• **STATED EXERCISE**:
Pull out the lines from the one containing "What TikZ code" through the final line of the listing below and repeat them exactly. Leave the pictures behind.

• **MATERIALS PROVIDED**:
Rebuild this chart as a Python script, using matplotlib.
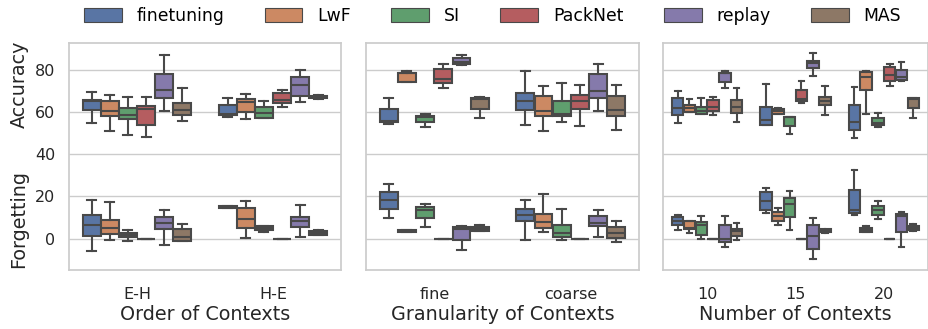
import colorsys
import matplotlib
matplotlib.use("Agg")
import matplotlib.pyplot as plt
import matplotlib.colors as mcolors
from matplotlib.patches import Patch

methods = ["finetuning", "LwF", "SI", "PackNet", "replay", "MAS"]
deep = ["#4C72B0", "#DD8452", "#55A868", "#C44E52", "#8172B3", "#937860"]

# each box: [whisker low, q1, median, q3, whisker high], one row per method
order_cats = ["E-H", "H-E"]
order_acc = [
    [[54.9, 61.1, 65.0, 65.8, 69.4], [50.8, 58.2, 60.6, 65.0, 68.2],
     [49.2, 56.7, 58.7, 62.0, 67.2], [48.3, 53.6, 61.5, 63.0, 67.2],
     [60.6, 66.6, 70.5, 78.1, 87.1], [55.7, 58.4, 61.1, 64.1, 71.2]],
    [[57.6, 58.7, 59.2, 63.3, 66.7], [56.7, 60.0, 64.7, 66.3, 68.5],
     [57.0, 57.0, 59.5, 62.5, 65.0], [62.3, 64.2, 65.8, 69.1, 70.5],
     [64.7, 67.4, 72.9, 76.7, 79.7], [66.2, 66.4, 67.0, 67.6, 68.0]],
]
order_forg = [
    [[-6.0, 1.4, 6.6, 11.4, 18.3], [-0.5, 2.4, 5.0, 8.8, 17.2],
     [-1.3, 0.6, 1.6, 2.8, 4.1], [0, 0, 0, 0, 0],
     [-3.2, 4.6, 7.6, 10.4, 13.7], [-1.3, -0.9, 0.8, 4.4, 6.8]],
    [[14.4, 14.5, 15.0, 15.5, 15.6], [0.2, 5.0, 9.3, 14.5, 18.0],
     [3.3, 4.1, 4.9, 6.0, 6.0], [0, 0, 0, 0, 0],
     [0.6, 5.5, 8.2, 10.5, 15.9], [1.6, 1.9, 2.8, 3.7, 4.0]],
]

gran_cats = ["fine", "coarse"]
gran_acc = [
    [[54.4, 55.1, 55.5, 61.4, 66.4], [74.3, 74.3, 78.4, 78.6, 79.5],
     [52.9, 55.4, 57.6, 58.2, 58.9], [71.2, 73.7, 75.6, 80.3, 82.5],
     [82.0, 82.7, 83.8, 85.4, 86.8], [57.3, 61.5, 66.0, 66.4, 66.9]],
    [[53.8, 60.9, 65.0, 69.0, 79.5], [51.0, 57.9, 60.6, 67.4, 72.3],
     [55.1, 57.9, 59.2, 65.0, 73.8], [53.5, 61.5, 65.0, 68.0, 72.6],
     [60.6, 66.4, 70.1, 78.1, 82.8], [51.3, 58.2, 61.1, 67.4, 72.9]],
]
gran_forg = [
    [[9.9, 14.0, 18.3, 22.1, 26.0], [3.1, 3.3, 3.8, 4.2, 4.3],
     [5.7, 9.6, 13.7, 15.0, 16.2], [0, 0, 0, 0, 0],
     [-5.4, -0.5, 4.7, 5.4, 6.0], [3.5, 3.5, 4.7, 5.5, 6.6]],
    [[-0.5, 8.2, 11.4, 14.0, 18.3], [3.1, 4.9, 8.0, 11.5, 21.0],
     [-0.8, 0.9, 2.7, 6.5, 13.9], [0, 0, 0, 0, 0],
     [0.6, 6.2, 7.4, 10.9, 13.7], [-1.4, 0.5, 2.5, 5.5, 8.5]],
]

num_cats = ["10", "15", "20"]
num_acc = [
    [[54.9, 58.5, 61.9, 66.7, 69.7], [60.1, 60.1, 61.7, 63.1, 66.3],
     [59.2, 59.2, 60.5, 62.3, 66.4], [58.5, 60.3, 62.3, 65.6, 67.2],
     [71.3, 74.2, 78.3, 78.6, 79.2], [55.2, 59.5, 62.2, 65.8, 71.5]],
    [[53.8, 53.8, 56.3, 62.5, 73.4], [58.9, 59.2, 60.3, 61.2, 61.7],
     [49.4, 53.3, 57.5, 57.8, 57.8], [64.4, 65.3, 66.3, 70.5, 74.8],
     [77.2, 80.8, 83.0, 84.3, 87.7], [58.5, 63.1, 65.3, 67.1, 72.4]],
    [[47.7, 51.3, 55.2, 63.3, 71.8], [59.0, 70.5, 76.5, 78.8, 79.3],
     [52.9, 54.0, 54.6, 57.3, 59.6], [72.4, 74.5, 77.6, 81.1, 82.7],
     [74.8, 75.3, 76.5, 80.0, 83.5], [57.3, 61.7, 66.3, 66.6, 66.6]],
]
num_forg = [
    [[4.3, 6.5, 8.5, 10.4, 11.0], [2.7, 4.6, 4.9, 8.6, 8.6],
     [-0.2, 1.6, 6.5, 7.9, 10.6], [0, 0, 0, 0, 0],
     [-4.1, -1.4, -0.2, 6.3, 10.6], [-0.8, 1.1, 3.8, 4.7, 7.4]],
    [[12.1, 13.4, 18.0, 22.2, 24.1], [6.5, 8.5, 10.6, 12.5, 14.4],
     [4.1, 10.3, 16.2, 19.2, 22.7], [0, 0, 0, 0, 0],
     [-9.8, -4.7, 1.3, 6.5, 9.6], [2.7, 3.3, 4.1, 4.6, 4.3]],
    [[11.2, 12.1, 13.4, 23.0, 32.7], [3.1, 3.1, 4.3, 4.9, 6.2],
     [9.5, 11.2, 13.6, 15.6, 17.8], [0, 0, 0, 0, 0],
     [-4.1, 3.2, 10.9, 11.7, 12.5], [3.5, 3.9, 4.9, 6.0, 7.1]],
]

panels = [
    (order_cats, order_acc, order_forg, "Order of Contexts"),
    (gran_cats, gran_acc, gran_forg, "Granularity of Contexts"),
    (num_cats, num_acc, num_forg, "Number of Contexts"),
]


def desat(c, s=0.75):
    h, l, sat = colorsys.rgb_to_hls(*mcolors.to_rgb(c))
    return colorsys.hls_to_rgb(h, l, sat * s)


colors = [desat(c) for c in deep]
lum = min(colorsys.rgb_to_hls(*mcolors.to_rgb(c))[1] for c in colors) * 0.6
line_col = (lum, lum, lum)
grid_col = "#cccccc"

fig = plt.figure(figsize=(9.29, 3.29), dpi=100)
W, H = 929, 329
boxes_px = [(69, 341), (366, 639), (663, 928)]
top_px, bot_px = 43, 270

n = len(methods)
bw = 0.8 / n
for (x0, x1), (cats, acc, forg, xlabel) in zip(boxes_px, panels):
    ax = fig.add_axes([x0 / W, 1 - bot_px / H, (x1 - x0) / W, (bot_px - top_px) / H])
    for data in (acc, forg):
        for ci, rows in enumerate(data):
            for mi, row in enumerate(rows):
                lo, q1, med, q3, hi = row
                st = dict(whislo=lo, q1=q1, med=med, q3=q3, whishi=hi, fliers=[])
                pos = ci - 0.4 + bw * (mi + 0.5)
                ax.bxp([st], positions=[pos], widths=bw * 0.98, patch_artist=True,
                       showfliers=False, manage_ticks=False,
                       boxprops=dict(facecolor=colors[mi], edgecolor=line_col, linewidth=1.5),
                       medianprops=dict(color=line_col, linewidth=1.5),
                       whiskerprops=dict(color=line_col, linewidth=1.5),
                       capprops=dict(color=line_col, linewidth=1.5))
    ax.set_xlim(-0.5, len(cats) - 0.5)
    ax.set_ylim(-14.8, 92.6)
    ax.set_xticks(range(len(cats)))
    ax.set_xticklabels(cats)
    ax.set_yticks([0, 20, 40, 60, 80])
    ax.yaxis.grid(True, color=grid_col, linewidth=1)
    ax.set_axisbelow(True)
    for sp in ax.spines.values():
        sp.set_color(grid_col)
        sp.set_linewidth(1.25)
    ax.tick_params(axis="both", length=0, labelsize=11.5, colors="#262626")
    ax.tick_params(axis="x", pad=12.5)
    ax.tick_params(axis="y", pad=10)
    if x0 != 69:
        ax.tick_params(axis="y", labelleft=False)
    ax.set_xlabel(xlabel, fontsize=13.8, color="#262626", labelpad=2)

fig.text(19 / W, 1 - 84 / H, "Accuracy", rotation=90, ha="center", va="center",
         fontsize=13.8, color="#262626")
fig.text(19 / W, 1 - 219 / H, "Forgetting", rotation=90, ha="center", va="center",
         fontsize=13.8, color="#262626")

handles = [Patch(facecolor=c, edgecolor=line_col, linewidth=0.8) for c in colors]
fig.legend(handles, methods, loc="center", bbox_to_anchor=(0.530, 1 - 16 / H),
           ncol=6, frameon=False, fontsize=12.4, handlelength=2.2, handleheight=0.85,
           handletextpad=0.85, columnspacing=2.35)

fig.savefig("out.png", dpi=100)
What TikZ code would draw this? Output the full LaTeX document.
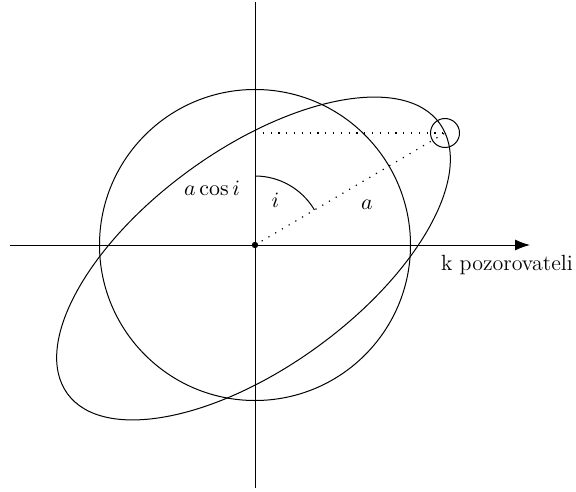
\documentclass[tikz,border=0pt]{standalone}
\usetikzlibrary{arrows.meta}
\begin{document}
\begin{tikzpicture}[x=0.5pt,y=-0.5pt,
  axis/.style={line width=0.5pt},
  curve/.style={line width=0.5pt},
  dotline/.style={line width=0.6pt, dash pattern=on 0.6pt off 3.3pt},
  lbl/.style={font=\fontsize{11}{13}\selectfont, inner sep=0pt}]
\useasboundingbox (0,0) rectangle (576,491);
\coordinate (O) at (255,245);
\coordinate (XL) at (10,245);
\coordinate (XR) at (530,245);
\coordinate (YT) at (255,2);
\coordinate (YB) at (255,488);
\coordinate (E) at (253.5,258.5);
\coordinate (H) at (255,133);
\draw[axis] (YT) -- (YB);
\draw[axis,-{Latex[length=7.5pt,width=5.5pt]}] (XL) -- (XR);
\draw[curve] (O) circle[radius=77.75pt];
\draw[curve, rotate around={36:(E)}] (E) ellipse[x radius=115pt, y radius=54.5pt];
\fill (O) circle[radius=1.6pt];
\node[draw, circle, minimum size=14.5pt, inner sep=0pt, line width=0.5pt] (P) at (445,133) {};
\draw[dotline] (H) -- (P.center);
\draw[dotline] (O) -- (P.center);
\draw[curve] ([yshift=34.5pt]O) arc[start angle=90,end angle=30.5,radius=34.5pt];
\node[lbl] (acos) at (212,188) {$a\cos i$};
\node[lbl] (ilab) at (275.5,200) {$i$};
\node[lbl] (alab) at (367,205) {$a$};
\node[lbl] (kp) at (507,265) {k pozorovateli};
\end{tikzpicture}
\end{document}
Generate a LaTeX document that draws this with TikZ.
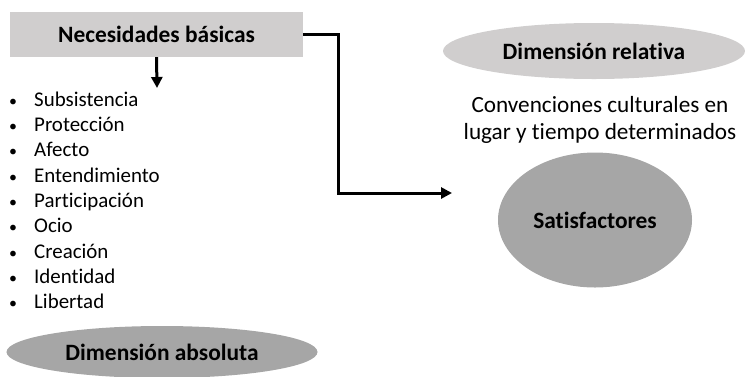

• **OUTPUT OF THE TASK**:
What TikZ code would draw this? Output the full LaTeX document.
\documentclass[tikz,border=0pt]{standalone}
\usetikzlibrary{arrows.meta}
\begin{document}
\begin{tikzpicture}[x=0.5pt,y=-0.5pt,
  axis/.style={line width=0.5pt},
  curve/.style={line width=0.5pt},
  dotline/.style={line width=0.6pt, dash pattern=on 0.6pt off 3.3pt},
  lbl/.style={font=\fontsize{11}{13}\selectfont, inner sep=0pt}]
\useasboundingbox (0,0) rectangle (576,491);
\coordinate (O) at (255,245);
\coordinate (XL) at (10,245);
\coordinate (XR) at (530,245);
\coordinate (YT) at (255,2);
\coordinate (YB) at (255,488);
\coordinate (E) at (253.5,258.5);
\coordinate (H) at (255,133);
\draw[axis] (YT) -- (YB);
\draw[axis,-{Latex[length=7.5pt,width=5.5pt]}] (XL) -- (XR);
\draw[curve] (O) circle[radius=77.75pt];
\draw[curve, rotate around={36:(E)}] (E) ellipse[x radius=115pt, y radius=54.5pt];
\fill (O) circle[radius=1.6pt];
\node[draw, circle, minimum size=14.5pt, inner sep=0pt, line width=0.5pt] (P) at (445,133) {};
\draw[dotline] (H) -- (P.center);
\draw[dotline] (O) -- (P.center);
\draw[curve] ([yshift=34.5pt]O) arc[start angle=90,end angle=30.5,radius=34.5pt];
\node[lbl] (acos) at (212,188) {$a\cos i$};
\node[lbl] (ilab) at (275.5,200) {$i$};
\node[lbl] (alab) at (367,205) {$a$};
\node[lbl] (kp) at (507,265) {k pozorovateli};
\end{tikzpicture}
\end{document}
Generate a LaTeX document that draws this with TikZ.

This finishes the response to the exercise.